Ultrahigh Responsivity UV Photodetector Based on Cu Nanostructure/ZnO QD Hybrid Architectures

Strong near-surface electromagnetic field formed by collective oscillation of electrons on Cu nanostructure a shows a strong dependence on geometry, offering a promising approach to boost the light absorption of ZnO photoactive layers with enhanced plasmon scattering. Here, a facile way to fabricate UV photodetectors with tunable configuration of the self-assembled Cu nanostructures on ZnO thin films is reported.

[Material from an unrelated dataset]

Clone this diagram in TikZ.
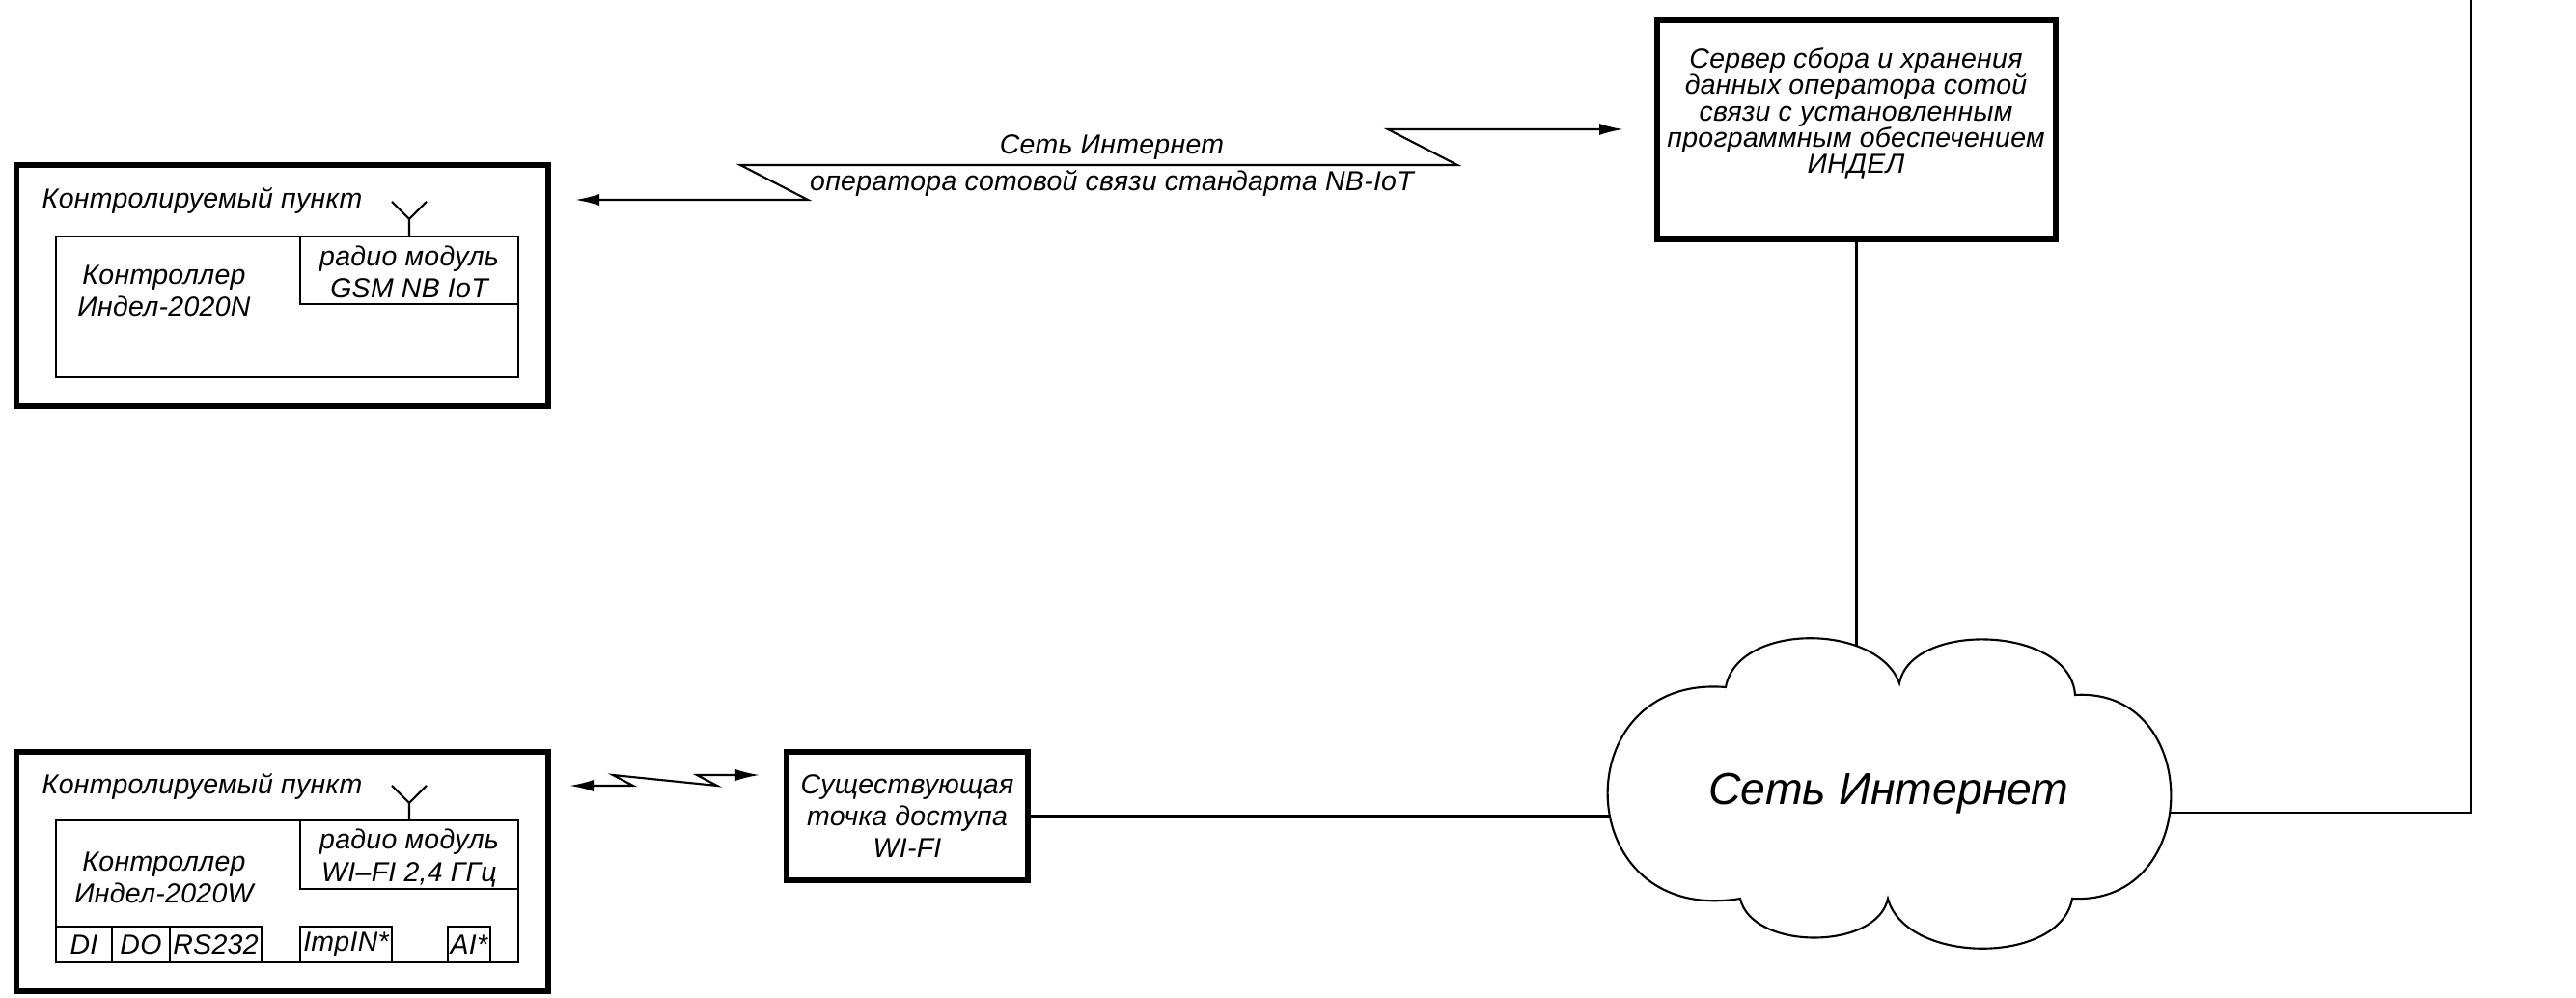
\documentclass[tikz,border=0pt]{standalone}
\usepackage{fontspec}
\newfontfamily\gost{Liberation Sans}[LetterSpace=1.0]
\newfontfamily\gostnarrow{Liberation Sans}
\usetikzlibrary{arrows.meta}
\tikzset{
  thinbox/.style={draw, line width=0.6pt, inner sep=0pt},
  thickbox/.style={draw, line width=1.6pt, inner sep=0pt},
  txt/.style={font=\gost\itshape\fontsize{8.1}{9.4}\selectfont, inner sep=0pt, align=center},
  link/.style={line width=0.6pt},
  both/.style={{Latex[length=0.25cm,width=0.12cm]}-{Latex[length=0.25cm,width=0.12cm]}}
}
\begin{document}
\begin{tikzpicture}[x=0.01cm,y=-0.01cm]
\useasboundingbox (0,0) rectangle (2669,1034);
% контролируемый пункт с NB-IoT
\node[thickbox, minimum width=5.51cm, minimum height=2.5cm] (kp1) at (292.5,296) {};
\node[thinbox, minimum width=4.79cm, minimum height=1.46cm] (ctl1) at (297.5,318) {};
\node[thinbox, minimum width=2.26cm, minimum height=0.70cm] (rm1) at (424,280) {};
\node[txt, anchor=west] (kp1t) at (43,208) {Контролируемый пункт};
\node[txt] (ctl1t) at (170,301) {Контроллер\\Индел-2020N};
\node[txt] (rm1t) at (424,282) {радио модуль\\GSM NB IoT};
\draw[link] (rm1.north) -- ++(0,-17) coordinate (ant1) -- ++(-18,-18) (ant1) -- ++(18,-18);
% контролируемый пункт с WI-FI
\node[thickbox, minimum width=5.51cm, minimum height=2.48cm] (kp2) at (292.5,903) {};
\node[thinbox, minimum width=4.79cm, minimum height=1.47cm] (ctl2) at (297.5,923.5) {};
\node[thinbox, minimum width=2.26cm, minimum height=0.71cm] (rm2) at (424,885.5) {};
\node[txt, anchor=west] (kp2t) at (43,815) {Контролируемый пункт};
\node[txt] (ctl2t) at (170,909) {Контроллер\\Индел-2020W};
\node[txt] (rm2t) at (424,889) {радио модуль\\WI–FI 2,4 ГГц};
\draw[link] (rm2.north) -- ++(0,-17) coordinate (ant2) -- ++(-18,-18) (ant2) -- ++(18,-18);
\node[thinbox, txt, minimum width=0.58cm, minimum height=0.37cm] (di) at (87,978.5) {DI};
\node[thinbox, txt, minimum width=0.60cm, minimum height=0.37cm] (do) at (146,978.5) {DO};
\node[thinbox, txt, minimum width=0.95cm, minimum height=0.37cm] (rs) at (223.5,978.5) {RS232};
\node[thinbox, txt, minimum width=0.95cm, minimum height=0.37cm] (imp) at (358.5,978.5) {ImpIN*};
\node[thinbox, txt, minimum width=0.44cm, minimum height=0.37cm] (ai) at (486,978.5) {AI*};
% радиоканал NB-IoT
\coordinate (nbL) at (596,207);
\coordinate (nbR) at (1682,134);
\draw[link, both] (nbL) -- ++(241,0) -- ++(-70,-36) -- ++(743,0) -- ++(-72,-37) -- (nbR);
\node[txt] (nbt1) at (1152,153) {Сеть Интернет};
\node[txt] (nbt2) at (1152,190) {оператора сотовой связи стандарта NB-IoT};
% радиоканал WI-FI
\coordinate (wfL) at (590,814);
\coordinate (wfR) at (787,803);
\draw[link, both] (wfL) -- ++(66,0) -- ++(-21,-11) -- ++(108,11) -- ++(-21,-11) -- (wfR);
\node[thickbox, txt, minimum width=2.5cm, minimum height=1.33cm] (ap) at (940,845.5) {Существующая\\точка доступа\\WI-FI};
% сервер
\node[thickbox, minimum width=4.13cm, minimum height=2.27cm] (srv) at (1923.5,134.5) {};
\node[txt, font=\gost\itshape\fontsize{8.1}{7.8}\selectfont] (srvt) at (1923,117.5) {Сервер сбора и хранения\\данных оператора сотой\\связи с установленным\\программным обеспечением\\ИНДЕЛ};
% облако
\draw[link] (1788,712) .. controls (1800,645) and (1945,645) .. (1968,708)
  .. controls (1980,643) and (2145,648) .. (2150,720)
  .. controls (2283,712) and (2283,938) .. (2147,931)
  .. controls (2135,1000) and (1975,1000) .. (1956,931)
  .. controls (1945,985) and (1815,985) .. (1803,931)
  .. controls (1625,960) and (1620,698) .. cycle;
\node[txt, font=\gostnarrow\itshape\fontsize{13.2}{16}\selectfont] (net) at (1957,822) {Сеть Интернет};
\coordinate (cN) at (1923.5,670);
\coordinate (cW) at (1668,845);
\coordinate (cE) at (2249,842);
\coordinate (up) at (2560,0);
\draw[link] (srv.south) -- (cN);
\draw[link] (ap.east) -- (ap.east -| cW);
\draw[link] (cE) -- (cE -| up) -- (up);
\end{tikzpicture}
\end{document}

The incident lights are effectively confined in ZnO photoactive layers with the existence of the uplayer Cu nanostructures, and the interdiffusion of Cu atoms during fabrication of the Cu nanostructures can improve the carrier transfer in ZnO thin films. The optical properties of the hybrid architectures are successfully tailored over a control of the geometric evolution of the Cu nanostructures, resulting in significantly enhanced photocurrent and responsivity of 2.26 mA and 234 A W-1 under a UV light illumination of 0.62 mW cm(-2) at 10 V, respectively. The photodetectors also exhibit excellent reproducibility, stability, and UV-visible rejection ratio (R-370 nm/R-500 nm) of approximate to 370, offering an approach of high-performance UV photodetectors for practical applications.